__Supplied information__:
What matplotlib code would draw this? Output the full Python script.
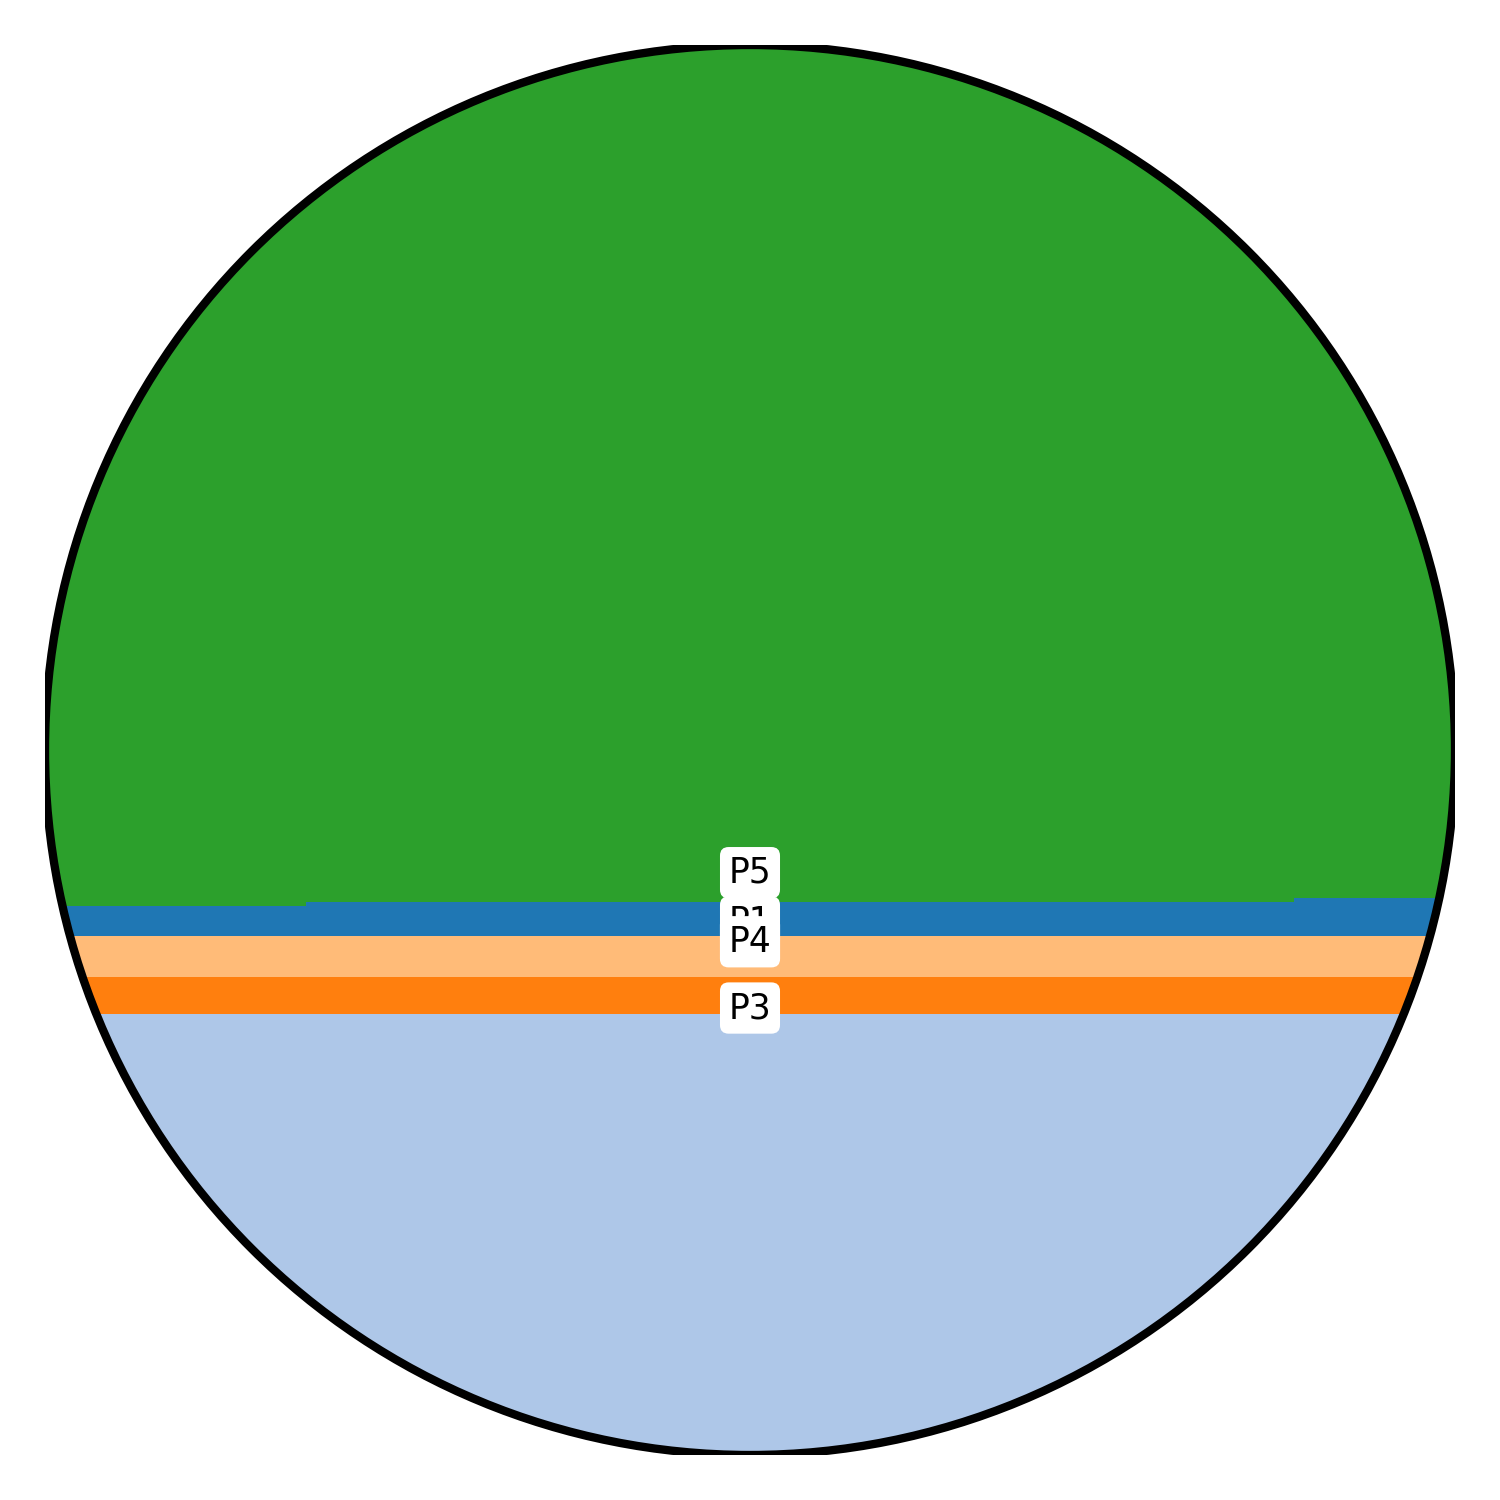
import matplotlib.pyplot as plt
from matplotlib.patches import Circle

# Stacked shares (percent) along x, stepped; order is bottom -> top.
x_steps = [0, 18.5, 88.6, 100]
series_names = ['P2', 'P3', 'P4', 'P1', 'P5']
p2_values = [31.3, 31.3, 31.3, 31.3]
p3_values = [2.6, 2.6, 2.6, 2.6]
p4_values = [2.9, 2.9, 2.9, 2.9]
p1_values = [2.15, 2.4, 2.7, 2.7]
p5_values = [61.05, 60.8, 60.5, 60.5]
series_colors = ['#aec7e8', '#ff7f0e', '#ffbb78', '#1f77b4', '#2ca02c']

# Label anchors (percent height), as placed in the chart.
label_names = ['P5', 'P1', 'P4', 'P3']
label_heights = [41.3, 37.8, 36.4, 31.7]

fig = plt.figure(figsize=(5, 5), dpi=300)
ax = fig.add_axes([0.03, 0.03, 0.94, 0.94])

polys = ax.stackplot(
    x_steps, p2_values, p3_values, p4_values, p1_values, p5_values,
    colors=series_colors, step='post', labels=series_names,
    linewidth=0
)

# Circle to clip the bands and outline the chart.
clip = Circle((50, 50), 50, transform=ax.transData)
for p in polys:
    p.set_clip_path(clip)

ax.add_patch(Circle((50, 50), 50, fill=False, edgecolor='black',
                    linewidth=2.0, zorder=3))

for name, h in zip(label_names, label_heights):
    ax.text(50, h, name, ha='center', va='center', fontsize=8.3, zorder=4,
            bbox=dict(boxstyle='round,pad=0.25', facecolor='white',
                      edgecolor='none'))

ax.set_xlim(0, 100)
ax.set_ylim(0, 100)
ax.set_aspect('equal')
ax.axis('off')

fig.savefig('out.png', dpi=300)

__Exercise goal__:
Take the listing above and restate it word for word, without its pictures.

__Solution__:
What matplotlib code would draw this? Output the full Python script.
import matplotlib.pyplot as plt
from matplotlib.patches import Circle

# Stacked shares (percent) along x, stepped; order is bottom -> top.
x_steps = [0, 18.5, 88.6, 100]
series_names = ['P2', 'P3', 'P4', 'P1', 'P5']
p2_values = [31.3, 31.3, 31.3, 31.3]
p3_values = [2.6, 2.6, 2.6, 2.6]
p4_values = [2.9, 2.9, 2.9, 2.9]
p1_values = [2.15, 2.4, 2.7, 2.7]
p5_values = [61.05, 60.8, 60.5, 60.5]
series_colors = ['#aec7e8', '#ff7f0e', '#ffbb78', '#1f77b4', '#2ca02c']

# Label anchors (percent height), as placed in the chart.
label_names = ['P5', 'P1', 'P4', 'P3']
label_heights = [41.3, 37.8, 36.4, 31.7]

fig = plt.figure(figsize=(5, 5), dpi=300)
ax = fig.add_axes([0.03, 0.03, 0.94, 0.94])

polys = ax.stackplot(
    x_steps, p2_values, p3_values, p4_values, p1_values, p5_values,
    colors=series_colors, step='post', labels=series_names,
    linewidth=0
)

# Circle to clip the bands and outline the chart.
clip = Circle((50, 50), 50, transform=ax.transData)
for p in polys:
    p.set_clip_path(clip)

ax.add_patch(Circle((50, 50), 50, fill=False, edgecolor='black',
                    linewidth=2.0, zorder=3))

for name, h in zip(label_names, label_heights):
    ax.text(50, h, name, ha='center', va='center', fontsize=8.3, zorder=4,
            bbox=dict(boxstyle='round,pad=0.25', facecolor='white',
                      edgecolor='none'))

ax.set_xlim(0, 100)
ax.set_ylim(0, 100)
ax.set_aspect('equal')
ax.axis('off')

fig.savefig('out.png', dpi=300)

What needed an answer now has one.